Ecosystem thinking is the biggest shift in fintech in the last 10 years

Date Published

Ten years ago, we in finance seriously talked about "integration" when two systems exchanged data once a night. Today, that very mindset is the problem.

I'm convinced: the biggest shift in finance tech over the past decade isn't AI, isn't mobile, isn't the next prettier user interface. It's ecosystem thinking. According to Gartner, platform ecosystems grow twice as fast as standalone products. Anyone still treating this as a side issue is underestimating what's happening in the CFO space right now.

Because at its core, it comes down to a simple question: do you want to keep buying software — or finally build a functioning financial system?

Many CFOs in the DACH region still operate in a landscape that has grown organically over time but has become operationally expensive. The ERP runs cleanly. The travel expense solution is somehow connected. The corporate cards come from a different provider. Booking data arrives in DATEV, Abacus, or Bexio with a delay. The accountant receives end-of-month packages that were first manually cleaned up internally. On paper, everything is digital. In practice, too much still moves via export, upload, and improvisation.

That's exactly where the real damage occurs. Not in licensing costs, but between systems. In the effort spent on follow-up queries. In media breaks. In the lack of transparency when expenses are recorded but not intelligently linked. Over the past few months, I've had several conversations with CFOs from Switzerland and southern Germany who told me, in so many words, the same thing: we don't have a tool problem. We have an interoperability problem.

And that's the point. A finance tech ecosystem is not simply a collection of partner logos on a website. A real ecosystem connects processes, responsibilities, and data in a way that is tangible in day-to-day operations.

When a travel booking is triggered, for example, the information shouldn't surface in expense processing days later. It should be there immediately. When a corporate card payment is made, it shouldn't just be posted — it should be automatically checked against policies, VAT logic, and cost centers. When accountants, bookkeeping, and business units all access the same structured information, not only does the workload decrease — the quality of financial management improves.

That's precisely why I see such a clear market shift in the expense intelligence space. In the past, the question was: who has the better expense tool? Today, the far more relevant question is: which network of travel, payment, ERP, accounting, and compliance does the solution fit into? Or better yet: which solution actually makes that network powerful in the first place?

In the DACH region, this is a genuine competitive advantage. Global monoliths are strong on scale but often weaker when it comes to regional realities. Anyone working in Switzerland knows that local requirements are not a footnote. Anyone working in Germany with GoBD, input tax logic, and DATEV workflows doesn't need a global standard answer. Anyone dealing with BMD, different approval logics, and fiduciary structures in Austria even less so.

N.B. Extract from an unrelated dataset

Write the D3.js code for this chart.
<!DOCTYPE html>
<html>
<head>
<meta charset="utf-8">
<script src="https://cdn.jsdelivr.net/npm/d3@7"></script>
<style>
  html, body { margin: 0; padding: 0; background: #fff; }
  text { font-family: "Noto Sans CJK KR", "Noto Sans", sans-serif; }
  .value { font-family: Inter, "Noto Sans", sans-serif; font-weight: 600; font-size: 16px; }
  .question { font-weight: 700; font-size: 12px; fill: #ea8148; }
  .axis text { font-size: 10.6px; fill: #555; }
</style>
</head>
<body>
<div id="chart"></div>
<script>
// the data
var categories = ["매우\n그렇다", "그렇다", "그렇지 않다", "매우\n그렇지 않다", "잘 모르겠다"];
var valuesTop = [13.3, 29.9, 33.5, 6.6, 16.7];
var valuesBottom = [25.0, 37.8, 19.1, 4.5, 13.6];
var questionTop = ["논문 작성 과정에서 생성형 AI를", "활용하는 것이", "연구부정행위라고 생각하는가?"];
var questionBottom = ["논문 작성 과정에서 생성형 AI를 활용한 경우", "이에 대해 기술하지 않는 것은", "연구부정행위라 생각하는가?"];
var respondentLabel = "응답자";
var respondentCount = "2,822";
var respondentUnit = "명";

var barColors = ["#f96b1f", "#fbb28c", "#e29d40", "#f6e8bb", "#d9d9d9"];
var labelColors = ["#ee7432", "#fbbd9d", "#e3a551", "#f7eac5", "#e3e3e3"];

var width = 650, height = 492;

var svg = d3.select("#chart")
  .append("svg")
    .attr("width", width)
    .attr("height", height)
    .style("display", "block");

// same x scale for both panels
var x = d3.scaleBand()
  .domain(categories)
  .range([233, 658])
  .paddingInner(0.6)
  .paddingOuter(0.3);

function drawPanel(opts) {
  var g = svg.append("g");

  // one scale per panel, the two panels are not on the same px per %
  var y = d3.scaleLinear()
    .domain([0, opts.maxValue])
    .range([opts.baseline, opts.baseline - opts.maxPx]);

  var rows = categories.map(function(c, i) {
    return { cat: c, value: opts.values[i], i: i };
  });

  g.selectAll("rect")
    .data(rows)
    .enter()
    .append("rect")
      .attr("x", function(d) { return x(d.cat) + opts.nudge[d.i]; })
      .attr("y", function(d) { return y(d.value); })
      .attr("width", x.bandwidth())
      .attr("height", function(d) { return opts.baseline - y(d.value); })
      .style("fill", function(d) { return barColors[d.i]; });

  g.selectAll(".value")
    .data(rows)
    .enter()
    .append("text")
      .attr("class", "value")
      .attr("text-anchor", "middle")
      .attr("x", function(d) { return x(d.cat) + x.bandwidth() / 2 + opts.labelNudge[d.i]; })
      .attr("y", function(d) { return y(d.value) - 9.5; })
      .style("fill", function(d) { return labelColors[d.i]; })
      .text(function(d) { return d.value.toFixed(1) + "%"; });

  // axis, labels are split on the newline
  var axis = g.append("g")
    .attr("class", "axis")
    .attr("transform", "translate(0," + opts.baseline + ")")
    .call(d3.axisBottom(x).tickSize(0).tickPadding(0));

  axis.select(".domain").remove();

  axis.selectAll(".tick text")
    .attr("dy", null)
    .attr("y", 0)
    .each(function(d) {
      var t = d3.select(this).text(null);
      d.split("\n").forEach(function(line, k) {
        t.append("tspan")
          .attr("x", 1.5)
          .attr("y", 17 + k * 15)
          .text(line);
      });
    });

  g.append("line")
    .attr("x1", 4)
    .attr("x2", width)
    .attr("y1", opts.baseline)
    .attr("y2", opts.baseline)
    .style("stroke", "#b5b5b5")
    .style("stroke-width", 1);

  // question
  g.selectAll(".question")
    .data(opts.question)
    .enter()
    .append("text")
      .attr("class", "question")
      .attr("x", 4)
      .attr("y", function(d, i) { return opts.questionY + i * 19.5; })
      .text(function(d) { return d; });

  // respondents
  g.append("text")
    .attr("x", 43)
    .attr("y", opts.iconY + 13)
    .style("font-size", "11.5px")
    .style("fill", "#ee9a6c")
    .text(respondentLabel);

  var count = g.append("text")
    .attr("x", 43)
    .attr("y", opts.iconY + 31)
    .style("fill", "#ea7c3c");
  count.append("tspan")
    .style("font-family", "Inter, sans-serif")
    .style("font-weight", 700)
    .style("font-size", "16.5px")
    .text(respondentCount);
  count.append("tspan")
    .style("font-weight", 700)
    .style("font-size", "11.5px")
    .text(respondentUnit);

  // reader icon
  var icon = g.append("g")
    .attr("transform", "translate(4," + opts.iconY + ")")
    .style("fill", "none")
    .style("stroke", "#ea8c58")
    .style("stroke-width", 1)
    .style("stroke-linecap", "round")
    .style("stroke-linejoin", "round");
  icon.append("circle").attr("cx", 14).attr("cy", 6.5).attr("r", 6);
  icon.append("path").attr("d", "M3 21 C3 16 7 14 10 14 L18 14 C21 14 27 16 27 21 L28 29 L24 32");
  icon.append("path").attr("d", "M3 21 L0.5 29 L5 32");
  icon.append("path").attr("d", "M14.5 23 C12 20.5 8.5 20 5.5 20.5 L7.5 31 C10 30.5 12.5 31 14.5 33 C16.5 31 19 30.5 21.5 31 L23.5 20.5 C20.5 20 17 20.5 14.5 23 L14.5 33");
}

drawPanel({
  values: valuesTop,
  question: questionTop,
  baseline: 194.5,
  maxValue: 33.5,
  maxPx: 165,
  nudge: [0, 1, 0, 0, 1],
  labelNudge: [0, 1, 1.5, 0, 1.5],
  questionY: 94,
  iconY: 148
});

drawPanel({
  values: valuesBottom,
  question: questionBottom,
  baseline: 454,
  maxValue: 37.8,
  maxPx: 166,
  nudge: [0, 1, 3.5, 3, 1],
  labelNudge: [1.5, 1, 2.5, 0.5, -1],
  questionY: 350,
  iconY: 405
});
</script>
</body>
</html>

That's why I believe regional ecosystems will shape the market more lastingly than many expect. Not because they're smaller, but because they're built closer to actual processes. A cleanly orchestrated combination of expense intelligence, cards, travel booking, ERP, and accounting often solves more problems for DACH mid-market companies than a supposed all-in-one system that ends up being run with workarounds anyway.

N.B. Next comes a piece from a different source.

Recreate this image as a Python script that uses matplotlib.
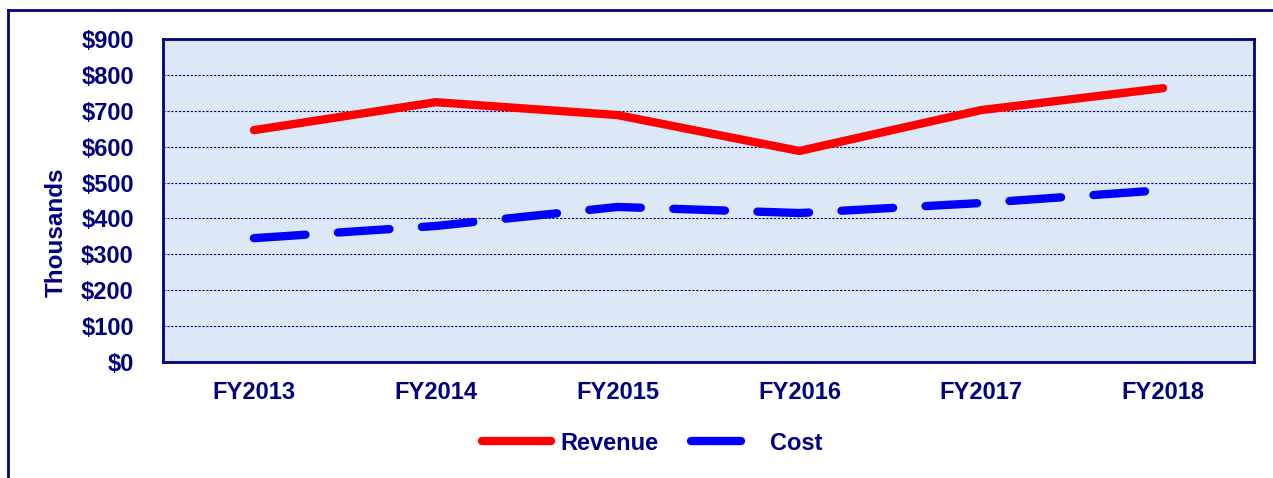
import matplotlib
matplotlib.use("Agg")
import matplotlib.pyplot as plt
from matplotlib.lines import Line2D
from matplotlib.ticker import FuncFormatter

categories = ["FY2013", "FY2014", "FY2015", "FY2016", "FY2017", "FY2018"]
revenue = [646, 724, 688, 588, 702, 763]
cost = [345, 379, 432, 415, 443, 479]
yticks = [0, 100, 200, 300, 400, 500, 600, 700, 800, 900]

navy = "#000080"
plt.rcParams['font.family'] = ['Liberation Sans', 'DejaVu Sans']
plt.rcParams['font.weight'] = 'bold'

W, H = 1273, 478
fig = plt.figure(figsize=(W / 100, H / 100), dpi=100)
ax = fig.add_axes([163 / W, 1 - 362 / H, (1254 - 163) / W, (362 - 39) / H])
ax.set_facecolor("#dce8f6")

LW = 6
DASH = (6.2, 3.9)
x = list(range(len(categories)))
ax.plot(x, revenue, color="#ff0000", lw=LW, solid_capstyle="round",
        solid_joinstyle="round", label="Revenue", zorder=3)
ax.plot(x, cost, color="#0000ff", lw=LW, dashes=DASH,
        dash_capstyle="round", label="Cost", zorder=3)

ax.set_xlim(-0.5, len(categories) - 0.5)
ax.set_ylim(0, 900)
ax.set_yticks(yticks)
ax.yaxis.set_major_formatter(FuncFormatter(lambda v, p: f"${int(v)}"))
ax.set_xticks(x)
ax.set_xticklabels(categories)
ax.tick_params(axis="both", length=0, labelsize=17, labelcolor=navy)
ax.tick_params(axis="y", pad=21)
ax.tick_params(axis="x", pad=14)
for lab in ax.get_xticklabels() + ax.get_yticklabels():
    lab.set_fontweight("bold")
ax.grid(axis="y", color=navy, linestyle=(0, (2, 1.5)), lw=0.8)
ax.set_axisbelow(True)
for s in ax.spines.values():
    s.set_color(navy)
    s.set_linewidth(2)

ax.set_ylabel("Thousands", fontsize=17.5, fontweight="bold", color=navy)
ax.yaxis.set_label_coords((68 - 163) / (1254 - 163), 1 - (232 - 39) / (362 - 39))

handles = [Line2D([0], [0], color="#ff0000", lw=LW, solid_capstyle="round"),
           Line2D([0], [0], color="#0000ff", lw=LW, dashes=(6.0, 10.0),
                  dash_capstyle="round")]
leg = fig.legend(handles, ["Revenue", "Cost"], loc="center",
                 bbox_to_anchor=(652 / W, 1 - 443 / H), ncol=2, frameon=False,
                 handlelength=2.95, columnspacing=1.35, handletextpad=0.4,
                 prop={"size": 17, "weight": "bold"})
for t in leg.get_texts():
    t.set_color(navy)

# outer frame (cut off at right and bottom)
fig.add_artist(Line2D([8 / W, 1.0], [1 - 10 / H, 1 - 10 / H],
                      transform=fig.transFigure, color=navy, lw=2))
fig.add_artist(Line2D([8 / W, 8 / W], [1 - 10 / H, 0.0],
                      transform=fig.transFigure, color=navy, lw=2))

fig.savefig("out.png", dpi=100, facecolor="white")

For CFOs, this fundamentally changes the decision-making logic.

First: tool selection becomes an architecture question. A product may be strong in isolation and yet be strategically the wrong choice if it doesn't bring a robust ecosystem with it.

Second: integration no longer belongs solely in IT. Finance must understand how data flows through the organization, where breaks occur, and which partners can genuinely close those gaps.

Third: the value of a vendor will increasingly be measured not just by features, but by connectivity. Those who don't work in an open, API-first, partner-ready way will find themselves progressively excluded from selection processes over the next 12 months.

I consider this a healthy development. Because it shifts the conversation away from product promises and toward operational impact. CFOs don't need a tenth demo with colorful dashboards. They need systems that work together, understand spending contexts, and make financial data usable in real time.

My advice is therefore clear: when making your next finance tech decision, don't start by asking what a solution can do on its own. Ask in which ecosystem it delivers its value. Ask which partners are already integrated. Ask how quickly data travels from receipt to general ledger. And ask whether you're simply going digital — or truly managing more intelligently.

Ecosystem thinking is not a trend topic. It is the new foundation for effective financial management. Anyone still treating it as a technical detail in 2026 will spend too much money on friction — and have too little control over what is being spent in their organization every day.